____ Data shown

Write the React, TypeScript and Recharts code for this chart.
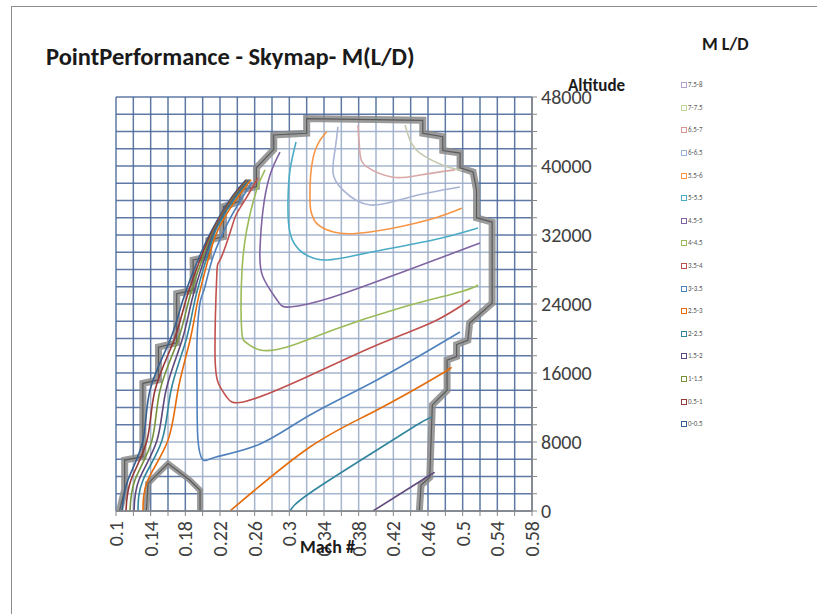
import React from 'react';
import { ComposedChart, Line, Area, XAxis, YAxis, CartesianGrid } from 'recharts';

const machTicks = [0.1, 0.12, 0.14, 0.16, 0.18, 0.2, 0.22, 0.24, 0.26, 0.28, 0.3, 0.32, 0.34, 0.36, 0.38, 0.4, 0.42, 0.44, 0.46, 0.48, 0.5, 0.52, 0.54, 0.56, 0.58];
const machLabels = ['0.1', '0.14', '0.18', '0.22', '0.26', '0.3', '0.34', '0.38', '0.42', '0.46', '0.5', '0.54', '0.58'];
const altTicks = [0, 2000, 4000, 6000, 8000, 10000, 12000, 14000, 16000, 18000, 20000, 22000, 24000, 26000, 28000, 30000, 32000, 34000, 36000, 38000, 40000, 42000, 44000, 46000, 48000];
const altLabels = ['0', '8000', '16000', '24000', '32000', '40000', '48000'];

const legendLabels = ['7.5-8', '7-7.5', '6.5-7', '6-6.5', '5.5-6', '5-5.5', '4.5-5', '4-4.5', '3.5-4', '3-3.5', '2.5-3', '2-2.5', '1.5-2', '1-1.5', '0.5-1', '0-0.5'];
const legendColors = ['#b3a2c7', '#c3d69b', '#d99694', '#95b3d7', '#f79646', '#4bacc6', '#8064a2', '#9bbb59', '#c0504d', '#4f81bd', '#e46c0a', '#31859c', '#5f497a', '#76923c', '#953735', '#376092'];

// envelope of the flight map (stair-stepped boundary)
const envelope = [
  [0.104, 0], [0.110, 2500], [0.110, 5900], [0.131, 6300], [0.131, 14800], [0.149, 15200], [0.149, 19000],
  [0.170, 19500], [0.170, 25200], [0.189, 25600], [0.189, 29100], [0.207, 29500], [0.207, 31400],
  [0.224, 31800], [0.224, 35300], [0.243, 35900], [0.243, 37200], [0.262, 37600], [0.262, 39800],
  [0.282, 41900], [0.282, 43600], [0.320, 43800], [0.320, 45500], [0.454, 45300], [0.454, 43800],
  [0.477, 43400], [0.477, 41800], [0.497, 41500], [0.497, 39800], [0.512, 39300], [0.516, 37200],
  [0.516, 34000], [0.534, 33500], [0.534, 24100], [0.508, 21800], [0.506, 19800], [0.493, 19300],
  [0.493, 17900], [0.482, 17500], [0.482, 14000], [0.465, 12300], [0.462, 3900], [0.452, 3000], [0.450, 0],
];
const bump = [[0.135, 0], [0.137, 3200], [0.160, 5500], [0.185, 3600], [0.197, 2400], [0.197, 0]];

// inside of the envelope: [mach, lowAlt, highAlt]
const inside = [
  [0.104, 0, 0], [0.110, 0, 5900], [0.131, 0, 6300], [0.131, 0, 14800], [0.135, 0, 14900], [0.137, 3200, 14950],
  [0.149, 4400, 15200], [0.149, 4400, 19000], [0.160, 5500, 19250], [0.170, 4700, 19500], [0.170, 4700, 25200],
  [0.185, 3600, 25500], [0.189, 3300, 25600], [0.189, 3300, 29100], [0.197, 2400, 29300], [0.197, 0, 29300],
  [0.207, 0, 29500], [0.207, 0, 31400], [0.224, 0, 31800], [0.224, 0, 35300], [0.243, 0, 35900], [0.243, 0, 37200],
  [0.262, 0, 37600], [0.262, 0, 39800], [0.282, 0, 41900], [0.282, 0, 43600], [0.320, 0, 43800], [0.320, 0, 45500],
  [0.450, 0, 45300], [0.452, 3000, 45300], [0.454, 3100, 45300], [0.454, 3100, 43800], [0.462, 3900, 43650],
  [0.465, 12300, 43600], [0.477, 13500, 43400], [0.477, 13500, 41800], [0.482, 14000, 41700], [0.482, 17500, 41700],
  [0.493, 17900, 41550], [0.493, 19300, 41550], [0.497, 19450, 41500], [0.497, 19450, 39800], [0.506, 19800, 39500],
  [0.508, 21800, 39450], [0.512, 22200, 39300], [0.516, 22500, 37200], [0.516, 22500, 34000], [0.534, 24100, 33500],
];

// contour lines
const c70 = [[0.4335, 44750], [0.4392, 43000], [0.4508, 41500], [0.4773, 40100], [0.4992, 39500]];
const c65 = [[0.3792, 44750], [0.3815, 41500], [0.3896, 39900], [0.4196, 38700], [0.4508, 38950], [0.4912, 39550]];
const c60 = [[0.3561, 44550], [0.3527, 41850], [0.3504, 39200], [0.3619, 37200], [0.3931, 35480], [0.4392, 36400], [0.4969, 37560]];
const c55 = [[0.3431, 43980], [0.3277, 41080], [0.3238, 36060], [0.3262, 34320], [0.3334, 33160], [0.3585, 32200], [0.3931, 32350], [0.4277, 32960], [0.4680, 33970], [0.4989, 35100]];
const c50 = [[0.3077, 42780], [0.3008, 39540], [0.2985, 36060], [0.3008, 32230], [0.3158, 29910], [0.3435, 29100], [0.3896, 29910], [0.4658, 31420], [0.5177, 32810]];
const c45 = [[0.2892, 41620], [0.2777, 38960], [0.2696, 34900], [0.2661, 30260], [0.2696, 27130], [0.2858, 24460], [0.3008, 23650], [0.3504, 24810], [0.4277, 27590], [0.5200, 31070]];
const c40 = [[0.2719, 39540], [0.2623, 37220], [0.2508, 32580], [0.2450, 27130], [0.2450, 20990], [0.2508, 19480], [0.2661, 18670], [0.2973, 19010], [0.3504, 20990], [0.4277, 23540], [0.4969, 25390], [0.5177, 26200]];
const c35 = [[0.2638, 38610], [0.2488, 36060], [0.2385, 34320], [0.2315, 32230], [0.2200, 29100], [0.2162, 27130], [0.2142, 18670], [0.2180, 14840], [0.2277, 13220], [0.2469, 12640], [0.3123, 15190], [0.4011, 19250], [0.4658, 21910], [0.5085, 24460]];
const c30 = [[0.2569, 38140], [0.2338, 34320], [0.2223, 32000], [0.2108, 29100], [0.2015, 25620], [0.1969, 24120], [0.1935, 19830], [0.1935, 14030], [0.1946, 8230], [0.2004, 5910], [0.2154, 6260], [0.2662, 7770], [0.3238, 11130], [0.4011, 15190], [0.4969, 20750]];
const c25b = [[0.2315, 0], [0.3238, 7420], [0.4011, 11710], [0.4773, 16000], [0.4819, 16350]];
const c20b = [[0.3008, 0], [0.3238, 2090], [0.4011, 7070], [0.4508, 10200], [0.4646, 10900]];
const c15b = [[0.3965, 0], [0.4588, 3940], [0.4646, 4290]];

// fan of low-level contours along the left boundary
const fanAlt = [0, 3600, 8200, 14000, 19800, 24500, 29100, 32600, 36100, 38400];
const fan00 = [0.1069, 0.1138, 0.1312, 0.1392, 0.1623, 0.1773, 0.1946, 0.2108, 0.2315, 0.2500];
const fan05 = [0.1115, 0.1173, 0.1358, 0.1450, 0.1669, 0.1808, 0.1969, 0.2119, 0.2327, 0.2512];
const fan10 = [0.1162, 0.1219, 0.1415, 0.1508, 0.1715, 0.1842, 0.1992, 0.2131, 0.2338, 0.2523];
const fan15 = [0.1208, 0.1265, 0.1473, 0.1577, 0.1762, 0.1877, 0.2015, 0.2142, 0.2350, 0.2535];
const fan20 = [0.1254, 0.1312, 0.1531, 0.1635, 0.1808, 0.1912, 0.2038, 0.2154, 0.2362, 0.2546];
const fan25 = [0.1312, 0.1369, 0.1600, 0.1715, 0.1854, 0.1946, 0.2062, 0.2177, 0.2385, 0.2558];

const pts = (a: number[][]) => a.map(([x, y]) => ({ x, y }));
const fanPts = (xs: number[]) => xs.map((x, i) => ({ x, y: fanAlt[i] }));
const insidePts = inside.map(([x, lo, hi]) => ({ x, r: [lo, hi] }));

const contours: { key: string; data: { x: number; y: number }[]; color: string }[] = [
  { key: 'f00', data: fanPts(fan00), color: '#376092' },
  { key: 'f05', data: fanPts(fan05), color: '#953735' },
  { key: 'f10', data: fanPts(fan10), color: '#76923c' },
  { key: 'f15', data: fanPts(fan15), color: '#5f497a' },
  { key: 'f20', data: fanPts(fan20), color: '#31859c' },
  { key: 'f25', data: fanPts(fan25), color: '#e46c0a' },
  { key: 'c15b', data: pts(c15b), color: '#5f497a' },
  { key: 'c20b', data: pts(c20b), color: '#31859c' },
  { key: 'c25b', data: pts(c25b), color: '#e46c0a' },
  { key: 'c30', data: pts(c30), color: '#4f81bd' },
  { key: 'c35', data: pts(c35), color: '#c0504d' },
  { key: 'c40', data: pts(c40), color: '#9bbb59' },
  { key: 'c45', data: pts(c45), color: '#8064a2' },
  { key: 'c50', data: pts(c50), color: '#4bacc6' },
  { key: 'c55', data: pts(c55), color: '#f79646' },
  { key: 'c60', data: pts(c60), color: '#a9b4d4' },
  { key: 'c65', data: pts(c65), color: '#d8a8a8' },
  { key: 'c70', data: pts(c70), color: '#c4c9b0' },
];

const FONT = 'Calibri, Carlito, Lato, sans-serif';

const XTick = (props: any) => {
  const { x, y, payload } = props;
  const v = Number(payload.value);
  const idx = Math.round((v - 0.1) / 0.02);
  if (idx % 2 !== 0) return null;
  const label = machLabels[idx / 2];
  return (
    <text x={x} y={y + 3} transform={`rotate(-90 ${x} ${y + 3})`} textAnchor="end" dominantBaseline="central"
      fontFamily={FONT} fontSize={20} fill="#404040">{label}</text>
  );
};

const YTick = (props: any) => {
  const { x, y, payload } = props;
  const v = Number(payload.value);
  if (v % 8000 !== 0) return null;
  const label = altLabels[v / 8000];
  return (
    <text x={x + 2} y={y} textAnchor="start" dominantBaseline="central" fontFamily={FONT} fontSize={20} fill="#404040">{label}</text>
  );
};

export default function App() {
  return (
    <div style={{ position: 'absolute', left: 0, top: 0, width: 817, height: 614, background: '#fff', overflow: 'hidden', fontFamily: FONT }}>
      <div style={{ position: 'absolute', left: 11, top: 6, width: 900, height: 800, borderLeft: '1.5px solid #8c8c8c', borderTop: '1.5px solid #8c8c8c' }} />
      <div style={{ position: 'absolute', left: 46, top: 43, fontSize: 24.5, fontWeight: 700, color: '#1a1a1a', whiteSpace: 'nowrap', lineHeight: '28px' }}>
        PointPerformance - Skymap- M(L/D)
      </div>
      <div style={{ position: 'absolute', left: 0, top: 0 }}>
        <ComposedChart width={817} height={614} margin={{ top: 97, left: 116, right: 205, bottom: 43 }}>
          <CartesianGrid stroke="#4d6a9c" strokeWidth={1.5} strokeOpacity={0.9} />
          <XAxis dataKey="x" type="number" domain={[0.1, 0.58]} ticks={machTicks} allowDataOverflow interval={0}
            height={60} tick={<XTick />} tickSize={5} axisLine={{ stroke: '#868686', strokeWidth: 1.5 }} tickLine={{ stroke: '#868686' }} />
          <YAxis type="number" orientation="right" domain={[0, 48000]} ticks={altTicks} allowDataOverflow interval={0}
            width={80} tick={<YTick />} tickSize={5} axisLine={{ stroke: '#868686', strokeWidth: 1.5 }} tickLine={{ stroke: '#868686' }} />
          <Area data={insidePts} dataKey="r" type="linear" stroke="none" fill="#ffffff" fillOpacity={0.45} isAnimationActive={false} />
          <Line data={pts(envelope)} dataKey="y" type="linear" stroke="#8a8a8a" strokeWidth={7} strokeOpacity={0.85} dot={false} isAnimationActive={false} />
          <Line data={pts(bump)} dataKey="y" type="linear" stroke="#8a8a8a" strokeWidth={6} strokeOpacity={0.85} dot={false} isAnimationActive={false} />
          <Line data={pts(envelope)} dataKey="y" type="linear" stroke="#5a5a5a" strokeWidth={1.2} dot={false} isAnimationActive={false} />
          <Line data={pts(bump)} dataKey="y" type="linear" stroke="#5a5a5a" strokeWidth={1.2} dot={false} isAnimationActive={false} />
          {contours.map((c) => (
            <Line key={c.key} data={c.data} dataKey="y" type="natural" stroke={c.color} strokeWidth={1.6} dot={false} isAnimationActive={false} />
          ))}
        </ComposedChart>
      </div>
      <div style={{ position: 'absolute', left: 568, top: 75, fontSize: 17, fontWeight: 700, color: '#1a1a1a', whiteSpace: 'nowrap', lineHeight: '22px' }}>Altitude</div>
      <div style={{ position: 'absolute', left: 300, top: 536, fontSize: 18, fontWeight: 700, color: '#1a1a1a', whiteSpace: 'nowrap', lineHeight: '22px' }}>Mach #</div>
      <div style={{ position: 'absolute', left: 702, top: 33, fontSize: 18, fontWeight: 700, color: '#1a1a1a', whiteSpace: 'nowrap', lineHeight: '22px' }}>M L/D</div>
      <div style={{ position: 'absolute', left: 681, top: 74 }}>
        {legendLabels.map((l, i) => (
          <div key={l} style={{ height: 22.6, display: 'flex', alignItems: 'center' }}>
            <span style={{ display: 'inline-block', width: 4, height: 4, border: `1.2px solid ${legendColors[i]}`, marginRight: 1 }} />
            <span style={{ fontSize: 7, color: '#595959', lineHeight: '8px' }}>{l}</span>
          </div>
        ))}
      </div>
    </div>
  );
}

________

Quote, please, every line of the material above from its start through the line that has "['0', '8000', '16000', '24000', '32000', '40000', '48000'];", reproducing the words exactly and dropping any images.

Write the React, TypeScript and Recharts code for this chart.
import React from 'react';
import { ComposedChart, Line, Area, XAxis, YAxis, CartesianGrid } from 'recharts';

const machTicks = [0.1, 0.12, 0.14, 0.16, 0.18, 0.2, 0.22, 0.24, 0.26, 0.28, 0.3, 0.32, 0.34, 0.36, 0.38, 0.4, 0.42, 0.44, 0.46, 0.48, 0.5, 0.52, 0.54, 0.56, 0.58];
const machLabels = ['0.1', '0.14', '0.18', '0.22', '0.26', '0.3', '0.34', '0.38', '0.42', '0.46', '0.5', '0.54', '0.58'];
const altTicks = [0, 2000, 4000, 6000, 8000, 10000, 12000, 14000, 16000, 18000, 20000, 22000, 24000, 26000, 28000, 30000, 32000, 34000, 36000, 38000, 40000, 42000, 44000, 46000, 48000];
const altLabels = ['0', '8000', '16000', '24000', '32000', '40000', '48000'];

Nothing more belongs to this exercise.